WRITTEN EXERCISE: Produce an exact transcription of the listing below, omitting the pictures.

RECORDED DATA:
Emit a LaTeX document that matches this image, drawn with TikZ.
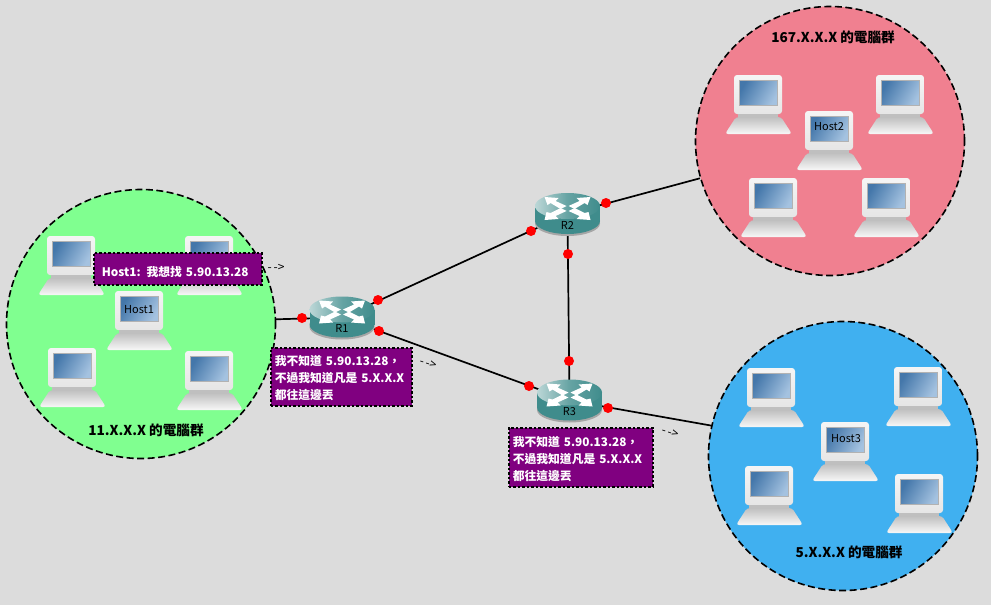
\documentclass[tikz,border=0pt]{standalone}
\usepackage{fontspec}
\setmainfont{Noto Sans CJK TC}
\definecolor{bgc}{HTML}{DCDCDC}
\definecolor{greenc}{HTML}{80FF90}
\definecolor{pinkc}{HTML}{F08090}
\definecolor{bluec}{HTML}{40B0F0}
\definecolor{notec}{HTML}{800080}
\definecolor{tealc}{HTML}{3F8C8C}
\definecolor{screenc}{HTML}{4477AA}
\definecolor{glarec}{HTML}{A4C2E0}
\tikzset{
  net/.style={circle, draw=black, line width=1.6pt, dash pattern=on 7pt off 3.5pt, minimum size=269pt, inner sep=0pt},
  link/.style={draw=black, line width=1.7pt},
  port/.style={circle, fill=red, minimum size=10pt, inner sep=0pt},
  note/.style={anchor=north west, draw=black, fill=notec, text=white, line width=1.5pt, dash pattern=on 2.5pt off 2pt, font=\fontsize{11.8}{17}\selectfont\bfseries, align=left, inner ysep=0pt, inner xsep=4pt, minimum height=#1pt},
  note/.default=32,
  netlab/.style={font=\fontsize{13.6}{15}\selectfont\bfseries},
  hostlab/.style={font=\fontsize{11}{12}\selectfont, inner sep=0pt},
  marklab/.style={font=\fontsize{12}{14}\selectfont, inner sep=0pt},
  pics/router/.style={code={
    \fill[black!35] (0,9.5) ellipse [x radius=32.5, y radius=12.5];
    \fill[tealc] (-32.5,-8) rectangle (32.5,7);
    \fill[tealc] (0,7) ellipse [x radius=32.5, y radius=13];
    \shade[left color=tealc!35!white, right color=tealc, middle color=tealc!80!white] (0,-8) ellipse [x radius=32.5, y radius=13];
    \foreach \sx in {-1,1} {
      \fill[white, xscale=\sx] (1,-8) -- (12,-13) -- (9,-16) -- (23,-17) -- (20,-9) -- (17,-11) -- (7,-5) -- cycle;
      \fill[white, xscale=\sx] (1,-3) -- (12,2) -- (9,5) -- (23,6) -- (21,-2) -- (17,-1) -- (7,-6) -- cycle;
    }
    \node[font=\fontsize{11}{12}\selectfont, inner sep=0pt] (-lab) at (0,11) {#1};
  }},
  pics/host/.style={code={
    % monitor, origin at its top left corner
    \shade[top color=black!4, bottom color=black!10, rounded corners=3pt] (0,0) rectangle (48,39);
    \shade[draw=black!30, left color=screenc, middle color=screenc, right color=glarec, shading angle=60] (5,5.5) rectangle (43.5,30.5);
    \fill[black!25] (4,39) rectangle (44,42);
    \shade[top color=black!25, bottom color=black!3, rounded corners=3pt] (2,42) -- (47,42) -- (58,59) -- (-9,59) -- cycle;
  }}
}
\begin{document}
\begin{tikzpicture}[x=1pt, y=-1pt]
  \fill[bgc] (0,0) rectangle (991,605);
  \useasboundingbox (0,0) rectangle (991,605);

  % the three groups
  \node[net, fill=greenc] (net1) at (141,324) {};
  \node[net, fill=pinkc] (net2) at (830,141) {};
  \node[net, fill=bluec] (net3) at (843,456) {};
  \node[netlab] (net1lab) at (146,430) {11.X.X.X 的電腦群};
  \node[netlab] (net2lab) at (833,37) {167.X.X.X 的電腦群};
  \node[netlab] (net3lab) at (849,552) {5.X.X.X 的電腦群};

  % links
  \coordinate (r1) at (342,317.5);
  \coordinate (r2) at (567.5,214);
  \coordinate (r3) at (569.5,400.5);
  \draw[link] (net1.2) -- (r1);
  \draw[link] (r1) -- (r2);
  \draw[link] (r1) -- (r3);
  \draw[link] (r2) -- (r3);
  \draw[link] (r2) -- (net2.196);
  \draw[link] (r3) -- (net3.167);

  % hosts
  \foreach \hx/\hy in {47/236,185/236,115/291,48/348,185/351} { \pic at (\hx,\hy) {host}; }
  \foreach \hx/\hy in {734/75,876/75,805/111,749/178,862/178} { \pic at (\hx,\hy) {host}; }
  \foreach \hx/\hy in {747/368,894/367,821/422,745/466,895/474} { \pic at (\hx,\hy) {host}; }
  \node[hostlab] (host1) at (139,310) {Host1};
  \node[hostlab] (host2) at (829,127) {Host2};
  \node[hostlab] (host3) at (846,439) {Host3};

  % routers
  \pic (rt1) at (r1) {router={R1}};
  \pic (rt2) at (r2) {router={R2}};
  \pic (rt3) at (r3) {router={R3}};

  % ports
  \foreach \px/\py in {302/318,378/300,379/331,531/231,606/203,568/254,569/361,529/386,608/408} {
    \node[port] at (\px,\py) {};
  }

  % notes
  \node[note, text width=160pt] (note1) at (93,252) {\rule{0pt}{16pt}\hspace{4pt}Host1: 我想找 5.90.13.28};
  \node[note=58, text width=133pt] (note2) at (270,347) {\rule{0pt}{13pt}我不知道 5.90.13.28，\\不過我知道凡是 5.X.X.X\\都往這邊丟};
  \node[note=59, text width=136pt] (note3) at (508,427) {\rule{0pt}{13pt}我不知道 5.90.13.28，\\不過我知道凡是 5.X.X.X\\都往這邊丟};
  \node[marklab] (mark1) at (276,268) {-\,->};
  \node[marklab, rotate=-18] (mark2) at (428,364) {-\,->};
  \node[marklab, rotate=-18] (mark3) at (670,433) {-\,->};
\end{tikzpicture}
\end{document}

WRITTEN REPLY:
Emit a LaTeX document that matches this image, drawn with TikZ.
\documentclass[tikz,border=0pt]{standalone}
\usepackage{fontspec}
\setmainfont{Noto Sans CJK TC}
\definecolor{bgc}{HTML}{DCDCDC}
\definecolor{greenc}{HTML}{80FF90}
\definecolor{pinkc}{HTML}{F08090}
\definecolor{bluec}{HTML}{40B0F0}
\definecolor{notec}{HTML}{800080}
\definecolor{tealc}{HTML}{3F8C8C}
\definecolor{screenc}{HTML}{4477AA}
\definecolor{glarec}{HTML}{A4C2E0}
\tikzset{
  net/.style={circle, draw=black, line width=1.6pt, dash pattern=on 7pt off 3.5pt, minimum size=269pt, inner sep=0pt},
  link/.style={draw=black, line width=1.7pt},
  port/.style={circle, fill=red, minimum size=10pt, inner sep=0pt},
  note/.style={anchor=north west, draw=black, fill=notec, text=white, line width=1.5pt, dash pattern=on 2.5pt off 2pt, font=\fontsize{11.8}{17}\selectfont\bfseries, align=left, inner ysep=0pt, inner xsep=4pt, minimum height=#1pt},
  note/.default=32,
  netlab/.style={font=\fontsize{13.6}{15}\selectfont\bfseries},
  hostlab/.style={font=\fontsize{11}{12}\selectfont, inner sep=0pt},
  marklab/.style={font=\fontsize{12}{14}\selectfont, inner sep=0pt},
  pics/router/.style={code={
    \fill[black!35] (0,9.5) ellipse [x radius=32.5, y radius=12.5];
    \fill[tealc] (-32.5,-8) rectangle (32.5,7);
    \fill[tealc] (0,7) ellipse [x radius=32.5, y radius=13];
    \shade[left color=tealc!35!white, right color=tealc, middle color=tealc!80!white] (0,-8) ellipse [x radius=32.5, y radius=13];
    \foreach \sx in {-1,1} {
      \fill[white, xscale=\sx] (1,-8) -- (12,-13) -- (9,-16) -- (23,-17) -- (20,-9) -- (17,-11) -- (7,-5) -- cycle;
      \fill[white, xscale=\sx] (1,-3) -- (12,2) -- (9,5) -- (23,6) -- (21,-2) -- (17,-1) -- (7,-6) -- cycle;
    }
    \node[font=\fontsize{11}{12}\selectfont, inner sep=0pt] (-lab) at (0,11) {#1};
  }},
  pics/host/.style={code={
    % monitor, origin at its top left corner
    \shade[top color=black!4, bottom color=black!10, rounded corners=3pt] (0,0) rectangle (48,39);
    \shade[draw=black!30, left color=screenc, middle color=screenc, right color=glarec, shading angle=60] (5,5.5) rectangle (43.5,30.5);
    \fill[black!25] (4,39) rectangle (44,42);
    \shade[top color=black!25, bottom color=black!3, rounded corners=3pt] (2,42) -- (47,42) -- (58,59) -- (-9,59) -- cycle;
  }}
}
\begin{document}
\begin{tikzpicture}[x=1pt, y=-1pt]
  \fill[bgc] (0,0) rectangle (991,605);
  \useasboundingbox (0,0) rectangle (991,605);

  % the three groups
  \node[net, fill=greenc] (net1) at (141,324) {};
  \node[net, fill=pinkc] (net2) at (830,141) {};
  \node[net, fill=bluec] (net3) at (843,456) {};
  \node[netlab] (net1lab) at (146,430) {11.X.X.X 的電腦群};
  \node[netlab] (net2lab) at (833,37) {167.X.X.X 的電腦群};
  \node[netlab] (net3lab) at (849,552) {5.X.X.X 的電腦群};

  % links
  \coordinate (r1) at (342,317.5);
  \coordinate (r2) at (567.5,214);
  \coordinate (r3) at (569.5,400.5);
  \draw[link] (net1.2) -- (r1);
  \draw[link] (r1) -- (r2);
  \draw[link] (r1) -- (r3);
  \draw[link] (r2) -- (r3);
  \draw[link] (r2) -- (net2.196);
  \draw[link] (r3) -- (net3.167);

  % hosts
  \foreach \hx/\hy in {47/236,185/236,115/291,48/348,185/351} { \pic at (\hx,\hy) {host}; }
  \foreach \hx/\hy in {734/75,876/75,805/111,749/178,862/178} { \pic at (\hx,\hy) {host}; }
  \foreach \hx/\hy in {747/368,894/367,821/422,745/466,895/474} { \pic at (\hx,\hy) {host}; }
  \node[hostlab] (host1) at (139,310) {Host1};
  \node[hostlab] (host2) at (829,127) {Host2};
  \node[hostlab] (host3) at (846,439) {Host3};

  % routers
  \pic (rt1) at (r1) {router={R1}};
  \pic (rt2) at (r2) {router={R2}};
  \pic (rt3) at (r3) {router={R3}};

  % ports
  \foreach \px/\py in {302/318,378/300,379/331,531/231,606/203,568/254,569/361,529/386,608/408} {
    \node[port] at (\px,\py) {};
  }

  % notes
  \node[note, text width=160pt] (note1) at (93,252) {\rule{0pt}{16pt}\hspace{4pt}Host1: 我想找 5.90.13.28};
  \node[note=58, text width=133pt] (note2) at (270,347) {\rule{0pt}{13pt}我不知道 5.90.13.28，\\不過我知道凡是 5.X.X.X\\都往這邊丟};
  \node[note=59, text width=136pt] (note3) at (508,427) {\rule{0pt}{13pt}我不知道 5.90.13.28，\\不過我知道凡是 5.X.X.X\\都往這邊丟};
  \node[marklab] (mark1) at (276,268) {-\,->};
  \node[marklab, rotate=-18] (mark2) at (428,364) {-\,->};
  \node[marklab, rotate=-18] (mark3) at (670,433) {-\,->};
\end{tikzpicture}
\end{document}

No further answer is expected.